Beginning with the opening line of the entries, return every line through the one containing "plt.rcParams['font.family'] = ['Liberation", both included, and nothing else. Omit pictures.

*** SOURCE RECORDS ***

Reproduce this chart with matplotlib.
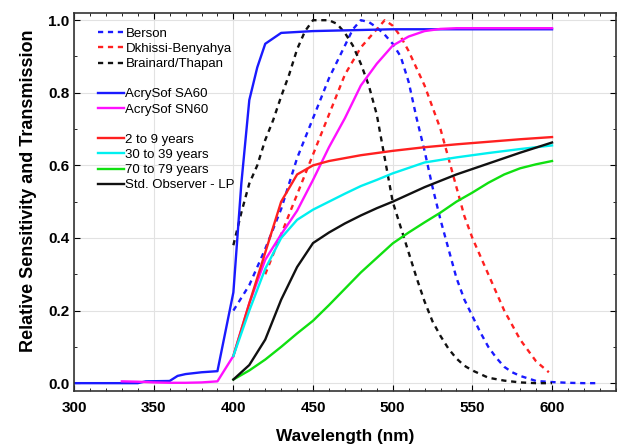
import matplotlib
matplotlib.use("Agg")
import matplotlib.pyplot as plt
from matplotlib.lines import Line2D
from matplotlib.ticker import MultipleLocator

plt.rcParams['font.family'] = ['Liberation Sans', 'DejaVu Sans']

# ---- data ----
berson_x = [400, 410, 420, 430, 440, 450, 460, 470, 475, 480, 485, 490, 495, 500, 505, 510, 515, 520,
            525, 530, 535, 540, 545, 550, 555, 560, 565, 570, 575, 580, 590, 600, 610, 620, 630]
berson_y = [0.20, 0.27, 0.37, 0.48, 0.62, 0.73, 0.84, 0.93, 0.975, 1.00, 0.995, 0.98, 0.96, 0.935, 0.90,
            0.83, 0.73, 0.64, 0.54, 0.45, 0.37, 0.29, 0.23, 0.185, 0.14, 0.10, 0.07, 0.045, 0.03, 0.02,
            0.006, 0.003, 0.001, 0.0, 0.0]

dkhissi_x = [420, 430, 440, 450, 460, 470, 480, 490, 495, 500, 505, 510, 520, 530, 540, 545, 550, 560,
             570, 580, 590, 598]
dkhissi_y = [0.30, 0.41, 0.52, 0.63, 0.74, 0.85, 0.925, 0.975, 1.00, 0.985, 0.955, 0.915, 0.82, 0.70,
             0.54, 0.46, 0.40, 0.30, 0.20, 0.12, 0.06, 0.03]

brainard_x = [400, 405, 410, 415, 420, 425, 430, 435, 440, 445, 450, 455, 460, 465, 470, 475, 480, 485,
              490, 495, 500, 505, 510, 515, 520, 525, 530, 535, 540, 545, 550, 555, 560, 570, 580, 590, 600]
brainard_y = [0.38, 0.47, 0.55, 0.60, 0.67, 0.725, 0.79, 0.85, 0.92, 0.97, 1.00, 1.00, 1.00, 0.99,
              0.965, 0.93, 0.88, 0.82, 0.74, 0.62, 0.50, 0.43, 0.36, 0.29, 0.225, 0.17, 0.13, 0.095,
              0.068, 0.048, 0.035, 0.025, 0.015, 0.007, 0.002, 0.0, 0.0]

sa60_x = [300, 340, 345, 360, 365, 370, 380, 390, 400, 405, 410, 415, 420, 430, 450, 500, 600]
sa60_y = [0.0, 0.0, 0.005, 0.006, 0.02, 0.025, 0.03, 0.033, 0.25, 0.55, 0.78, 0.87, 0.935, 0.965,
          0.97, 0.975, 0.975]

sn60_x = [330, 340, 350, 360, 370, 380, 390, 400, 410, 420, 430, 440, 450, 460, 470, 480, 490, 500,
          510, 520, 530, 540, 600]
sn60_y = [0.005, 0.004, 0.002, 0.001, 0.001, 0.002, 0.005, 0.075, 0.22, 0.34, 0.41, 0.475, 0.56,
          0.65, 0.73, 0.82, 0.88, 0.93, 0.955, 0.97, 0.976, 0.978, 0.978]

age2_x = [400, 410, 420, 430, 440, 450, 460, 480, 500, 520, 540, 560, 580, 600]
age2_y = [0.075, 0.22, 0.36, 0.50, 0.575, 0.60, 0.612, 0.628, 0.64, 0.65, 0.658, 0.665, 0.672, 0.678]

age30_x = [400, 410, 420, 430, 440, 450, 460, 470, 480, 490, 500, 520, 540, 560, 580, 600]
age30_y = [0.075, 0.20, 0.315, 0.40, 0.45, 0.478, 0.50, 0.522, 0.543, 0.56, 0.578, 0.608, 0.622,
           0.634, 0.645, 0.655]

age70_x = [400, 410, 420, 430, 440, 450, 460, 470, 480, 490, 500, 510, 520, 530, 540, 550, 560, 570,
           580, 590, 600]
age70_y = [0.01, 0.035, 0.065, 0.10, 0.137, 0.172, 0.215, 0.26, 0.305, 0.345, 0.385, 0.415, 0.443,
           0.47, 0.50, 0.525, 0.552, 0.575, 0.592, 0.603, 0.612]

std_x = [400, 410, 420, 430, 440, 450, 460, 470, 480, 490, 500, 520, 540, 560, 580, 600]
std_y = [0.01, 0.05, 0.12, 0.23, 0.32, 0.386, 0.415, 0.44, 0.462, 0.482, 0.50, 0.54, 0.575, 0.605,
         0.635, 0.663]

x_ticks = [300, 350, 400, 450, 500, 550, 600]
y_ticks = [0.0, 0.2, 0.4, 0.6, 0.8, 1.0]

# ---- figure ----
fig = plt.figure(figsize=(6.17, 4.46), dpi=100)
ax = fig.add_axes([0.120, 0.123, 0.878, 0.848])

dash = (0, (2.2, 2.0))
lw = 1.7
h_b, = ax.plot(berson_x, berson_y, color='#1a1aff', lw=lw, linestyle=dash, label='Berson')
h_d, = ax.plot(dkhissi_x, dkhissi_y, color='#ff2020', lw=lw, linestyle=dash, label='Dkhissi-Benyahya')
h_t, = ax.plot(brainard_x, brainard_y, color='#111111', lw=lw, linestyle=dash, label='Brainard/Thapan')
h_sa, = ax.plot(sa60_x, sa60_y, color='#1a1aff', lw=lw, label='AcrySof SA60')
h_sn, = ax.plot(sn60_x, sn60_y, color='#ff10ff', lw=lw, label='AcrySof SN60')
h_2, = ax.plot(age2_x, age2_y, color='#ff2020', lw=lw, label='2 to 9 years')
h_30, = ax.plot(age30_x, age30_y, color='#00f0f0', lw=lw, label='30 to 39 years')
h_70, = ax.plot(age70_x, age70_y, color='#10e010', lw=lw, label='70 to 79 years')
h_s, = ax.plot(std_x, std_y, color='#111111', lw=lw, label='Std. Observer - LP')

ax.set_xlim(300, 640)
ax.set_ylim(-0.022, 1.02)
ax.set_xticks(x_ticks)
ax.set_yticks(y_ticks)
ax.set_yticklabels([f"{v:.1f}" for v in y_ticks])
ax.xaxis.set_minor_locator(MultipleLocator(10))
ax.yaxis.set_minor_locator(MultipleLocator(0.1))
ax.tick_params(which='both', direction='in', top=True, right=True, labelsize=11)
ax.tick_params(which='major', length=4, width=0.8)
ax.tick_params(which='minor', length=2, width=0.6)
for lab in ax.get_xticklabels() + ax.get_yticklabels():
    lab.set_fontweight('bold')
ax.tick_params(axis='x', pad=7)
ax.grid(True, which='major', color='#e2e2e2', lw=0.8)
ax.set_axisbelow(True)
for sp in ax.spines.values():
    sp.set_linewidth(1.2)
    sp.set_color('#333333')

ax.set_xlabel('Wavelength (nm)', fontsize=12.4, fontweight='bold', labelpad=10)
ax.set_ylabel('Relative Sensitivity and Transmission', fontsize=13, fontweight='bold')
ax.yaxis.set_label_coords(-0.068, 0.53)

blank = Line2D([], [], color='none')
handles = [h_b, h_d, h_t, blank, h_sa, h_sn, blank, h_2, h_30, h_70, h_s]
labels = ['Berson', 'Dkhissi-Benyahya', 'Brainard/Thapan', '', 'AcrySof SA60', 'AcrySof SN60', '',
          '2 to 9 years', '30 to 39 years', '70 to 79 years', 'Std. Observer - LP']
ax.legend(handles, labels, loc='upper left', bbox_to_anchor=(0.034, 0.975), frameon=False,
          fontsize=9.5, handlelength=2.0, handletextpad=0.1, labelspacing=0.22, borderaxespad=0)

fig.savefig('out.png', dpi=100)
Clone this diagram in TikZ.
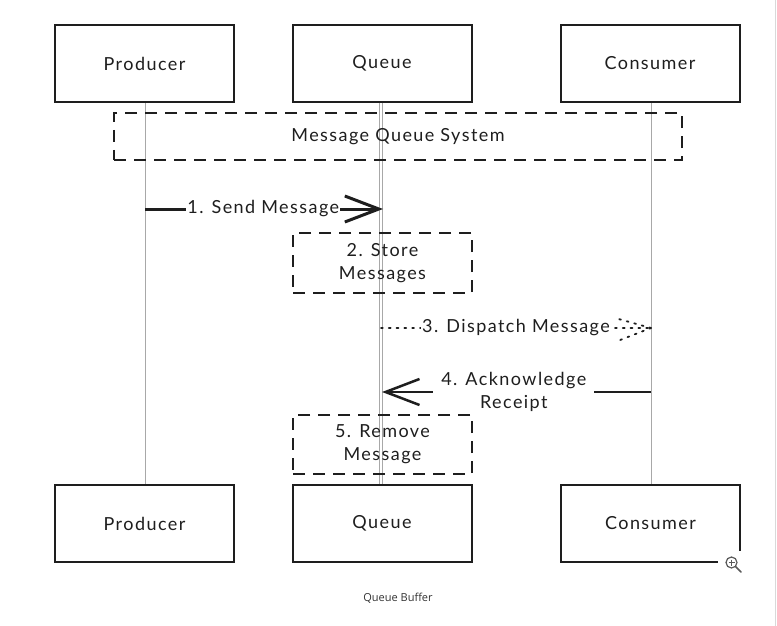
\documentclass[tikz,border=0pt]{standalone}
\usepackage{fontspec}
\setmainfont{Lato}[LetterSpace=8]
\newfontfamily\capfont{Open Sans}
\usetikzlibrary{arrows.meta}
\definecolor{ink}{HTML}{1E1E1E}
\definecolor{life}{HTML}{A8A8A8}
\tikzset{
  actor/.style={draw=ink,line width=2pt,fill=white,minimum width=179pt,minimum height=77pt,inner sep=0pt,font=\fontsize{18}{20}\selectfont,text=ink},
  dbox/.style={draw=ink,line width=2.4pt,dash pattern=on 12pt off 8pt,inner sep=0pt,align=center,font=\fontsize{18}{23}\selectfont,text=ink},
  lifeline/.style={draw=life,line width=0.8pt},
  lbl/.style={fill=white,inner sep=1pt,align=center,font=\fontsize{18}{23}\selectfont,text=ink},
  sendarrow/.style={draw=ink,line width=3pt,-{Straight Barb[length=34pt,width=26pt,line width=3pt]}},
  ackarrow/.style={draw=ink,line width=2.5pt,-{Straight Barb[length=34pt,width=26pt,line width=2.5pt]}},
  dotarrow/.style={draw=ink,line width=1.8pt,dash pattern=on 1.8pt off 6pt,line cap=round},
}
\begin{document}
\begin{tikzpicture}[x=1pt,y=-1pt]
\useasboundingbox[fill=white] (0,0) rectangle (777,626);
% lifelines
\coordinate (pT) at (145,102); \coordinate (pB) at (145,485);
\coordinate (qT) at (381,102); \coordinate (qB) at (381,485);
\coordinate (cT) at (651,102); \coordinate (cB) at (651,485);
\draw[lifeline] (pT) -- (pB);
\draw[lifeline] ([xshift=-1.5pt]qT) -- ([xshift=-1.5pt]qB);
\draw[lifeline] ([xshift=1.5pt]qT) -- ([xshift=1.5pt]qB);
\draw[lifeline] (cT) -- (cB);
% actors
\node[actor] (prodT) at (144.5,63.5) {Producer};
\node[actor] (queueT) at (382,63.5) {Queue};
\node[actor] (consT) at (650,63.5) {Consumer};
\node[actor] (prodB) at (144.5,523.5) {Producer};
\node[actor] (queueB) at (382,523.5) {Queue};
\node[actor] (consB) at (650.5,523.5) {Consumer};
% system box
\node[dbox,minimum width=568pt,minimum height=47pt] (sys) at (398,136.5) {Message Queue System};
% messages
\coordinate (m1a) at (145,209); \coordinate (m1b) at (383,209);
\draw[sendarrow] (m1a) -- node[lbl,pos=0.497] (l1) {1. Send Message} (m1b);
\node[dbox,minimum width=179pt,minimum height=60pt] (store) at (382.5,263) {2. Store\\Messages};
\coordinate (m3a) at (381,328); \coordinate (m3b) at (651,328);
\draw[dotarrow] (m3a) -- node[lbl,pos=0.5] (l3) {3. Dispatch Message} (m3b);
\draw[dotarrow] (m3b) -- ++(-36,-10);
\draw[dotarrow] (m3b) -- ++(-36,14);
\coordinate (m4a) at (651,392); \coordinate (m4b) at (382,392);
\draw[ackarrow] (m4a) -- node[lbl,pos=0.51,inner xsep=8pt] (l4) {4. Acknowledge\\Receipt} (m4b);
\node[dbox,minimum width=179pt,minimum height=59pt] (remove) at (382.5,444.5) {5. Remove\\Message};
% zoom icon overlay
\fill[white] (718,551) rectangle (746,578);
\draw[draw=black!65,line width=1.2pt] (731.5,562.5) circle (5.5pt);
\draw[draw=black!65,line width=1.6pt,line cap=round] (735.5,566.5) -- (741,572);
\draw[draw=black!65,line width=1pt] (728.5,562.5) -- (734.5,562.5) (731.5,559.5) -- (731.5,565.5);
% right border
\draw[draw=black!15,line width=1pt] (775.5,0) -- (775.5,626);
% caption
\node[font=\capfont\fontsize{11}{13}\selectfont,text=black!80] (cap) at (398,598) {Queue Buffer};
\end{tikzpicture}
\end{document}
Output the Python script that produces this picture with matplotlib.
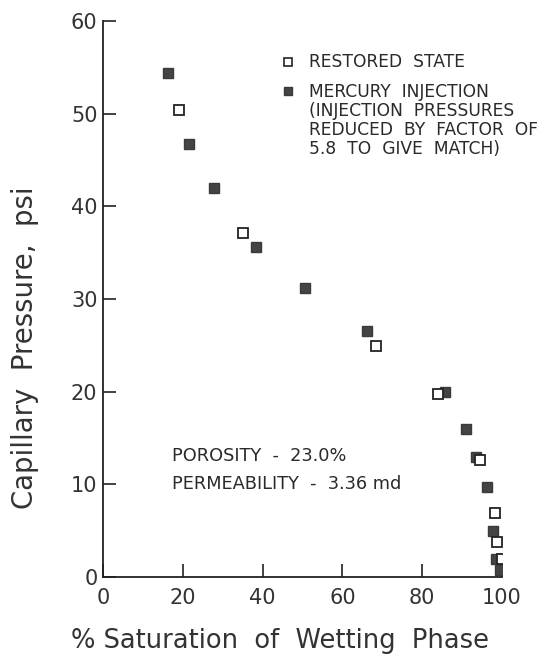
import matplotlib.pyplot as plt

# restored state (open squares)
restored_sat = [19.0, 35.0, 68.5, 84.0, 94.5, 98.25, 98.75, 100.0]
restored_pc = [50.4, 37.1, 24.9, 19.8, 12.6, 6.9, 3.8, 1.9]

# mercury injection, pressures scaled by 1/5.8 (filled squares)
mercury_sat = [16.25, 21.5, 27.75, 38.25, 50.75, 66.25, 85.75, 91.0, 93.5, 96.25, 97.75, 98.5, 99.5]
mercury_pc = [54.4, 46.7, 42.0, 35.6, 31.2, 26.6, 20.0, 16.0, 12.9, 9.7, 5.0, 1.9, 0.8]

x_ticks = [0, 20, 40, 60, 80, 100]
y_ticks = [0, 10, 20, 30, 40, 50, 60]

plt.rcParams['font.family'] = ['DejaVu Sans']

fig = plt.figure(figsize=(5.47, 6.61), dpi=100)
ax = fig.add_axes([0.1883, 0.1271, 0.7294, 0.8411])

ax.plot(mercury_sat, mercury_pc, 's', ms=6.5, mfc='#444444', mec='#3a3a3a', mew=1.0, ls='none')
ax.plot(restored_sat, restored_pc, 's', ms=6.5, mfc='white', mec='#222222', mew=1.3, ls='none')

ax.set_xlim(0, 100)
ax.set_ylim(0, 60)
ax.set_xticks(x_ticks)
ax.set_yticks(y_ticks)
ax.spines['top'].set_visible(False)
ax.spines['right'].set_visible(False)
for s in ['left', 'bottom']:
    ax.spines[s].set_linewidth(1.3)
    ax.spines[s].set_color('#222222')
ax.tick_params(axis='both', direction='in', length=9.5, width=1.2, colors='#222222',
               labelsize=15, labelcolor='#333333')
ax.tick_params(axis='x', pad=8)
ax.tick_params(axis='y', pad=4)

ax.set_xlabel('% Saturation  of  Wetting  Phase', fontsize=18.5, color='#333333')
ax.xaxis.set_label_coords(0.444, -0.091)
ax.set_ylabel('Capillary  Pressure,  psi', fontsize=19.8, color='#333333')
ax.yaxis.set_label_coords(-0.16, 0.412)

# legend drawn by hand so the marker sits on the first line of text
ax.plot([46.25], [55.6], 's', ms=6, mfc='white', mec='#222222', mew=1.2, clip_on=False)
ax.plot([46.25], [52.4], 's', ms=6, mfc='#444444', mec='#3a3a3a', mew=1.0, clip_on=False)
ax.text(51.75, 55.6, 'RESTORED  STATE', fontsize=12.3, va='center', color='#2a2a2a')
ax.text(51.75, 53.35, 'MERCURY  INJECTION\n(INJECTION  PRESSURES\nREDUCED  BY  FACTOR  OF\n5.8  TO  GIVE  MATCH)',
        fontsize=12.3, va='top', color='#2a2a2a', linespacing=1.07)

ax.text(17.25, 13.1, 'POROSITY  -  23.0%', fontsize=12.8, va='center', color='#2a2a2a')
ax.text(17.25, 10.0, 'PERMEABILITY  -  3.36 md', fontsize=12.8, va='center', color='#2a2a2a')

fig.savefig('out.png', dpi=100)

***

**WRITTEN ANSWER:**
Reproduce this chart with matplotlib.
import matplotlib
matplotlib.use("Agg")
import matplotlib.pyplot as plt
from matplotlib.lines import Line2D
from matplotlib.ticker import MultipleLocator

plt.rcParams['font.family'] = ['Liberation Sans', 'DejaVu Sans']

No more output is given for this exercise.